IOWA CITY, Iowa — An Iowa company has agreed to pay $6.8 million in fines for selling old eggs with false labels and the tainted products that caused a nationwide salmonella outbreak in 2010, according to a plea agreement released Monday.

Quality Egg LLC, once one of the nation’s largest egg producers, is expected to plead guilty Tuesday to charges of bribing a U.S. Department of Agriculture inspector to approve sales of poor quality eggs, selling misbranded eggs and introducing adulterated food into interstate commerce. The company’s owner, Austin “Jack” DeCoster, and its chief operating officer, Peter DeCoster, are expected to plead guilty to introducing adulterated food into interstate commerce, a misdemeanor.

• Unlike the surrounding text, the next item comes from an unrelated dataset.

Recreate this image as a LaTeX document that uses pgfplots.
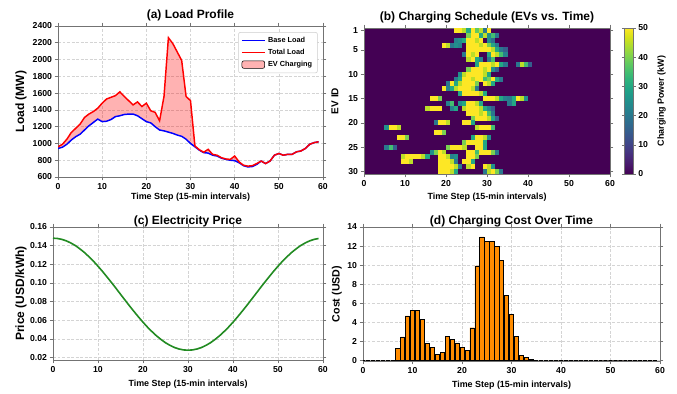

The DeCosters face sentences ranging from probation to one year in jail, according to plea agreements filed Monday by federal prosecutors. Jack DeCoster, 79, of Turner, Maine, and his 50-year-old son Peter, of Clarion, Iowa, have agreed to pay $100,000 fines each.

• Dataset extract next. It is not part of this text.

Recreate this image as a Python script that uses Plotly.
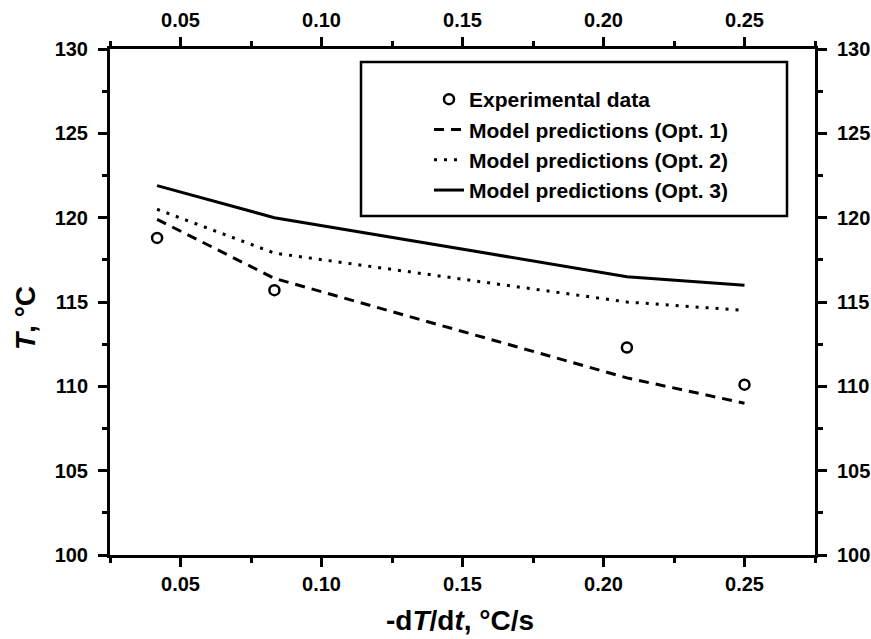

U.S. District Judge Mark Bennett must approve the plea agreements and sentence the DeCosters who, along with Quality Egg, could also be ordered to pay restitution to victims.

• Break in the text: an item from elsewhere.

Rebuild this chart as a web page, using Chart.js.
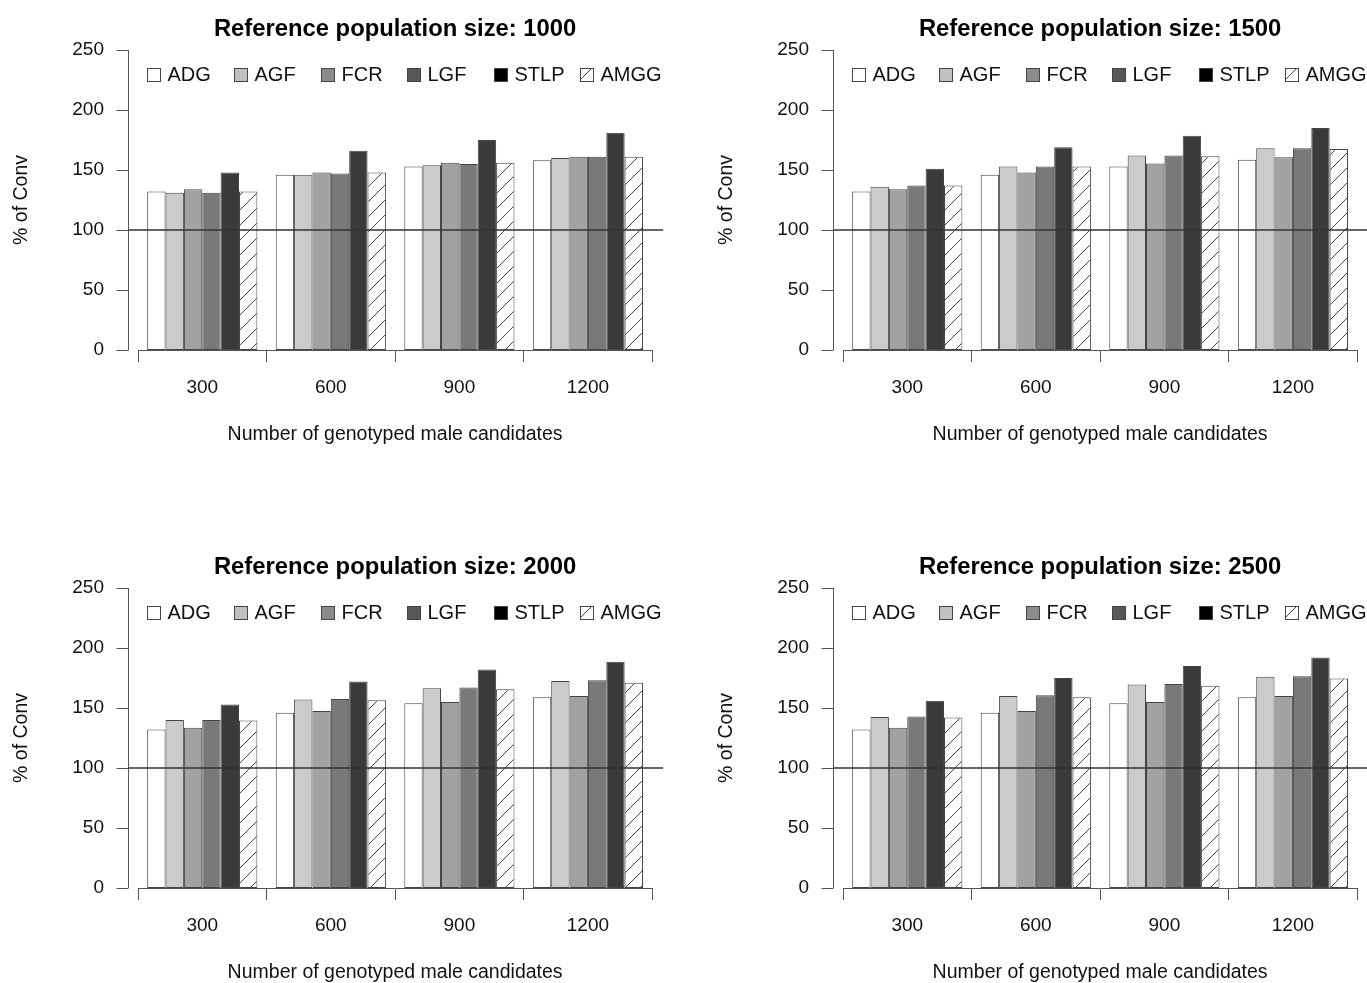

Bill Marler, an attorney who represents dozens of the salmonella victims, said the $6.8 million fine is the largest he’s heard of in 20 years of practicing food safety law. The fines and potential jail time send “a very strong message to companies that food safety is paramount,” he said.

The government blamed Quality Egg’s tainted eggs for a 2010 salmonella outbreak that sickened thousands and led to the unprecedented recall of 550 million eggs. The DeCosters have since left the egg industry.

Investigators found no evidence that the DeCosters knew they were selling tainted products in 2010. But as corporate officers, they were in position to “detect, prevent and correct the sale of the contaminated eggs” had they known, the plea agreements say.

The investigation also found no evidence that the DeCosters knew that Quality Egg deliberately mislabeled eggs from 2006 to 2010 to fool regulators and consumers about their age to circumvent laws in California, Arizona and elsewhere that require eggs to be sold within a month or less of their processing dates.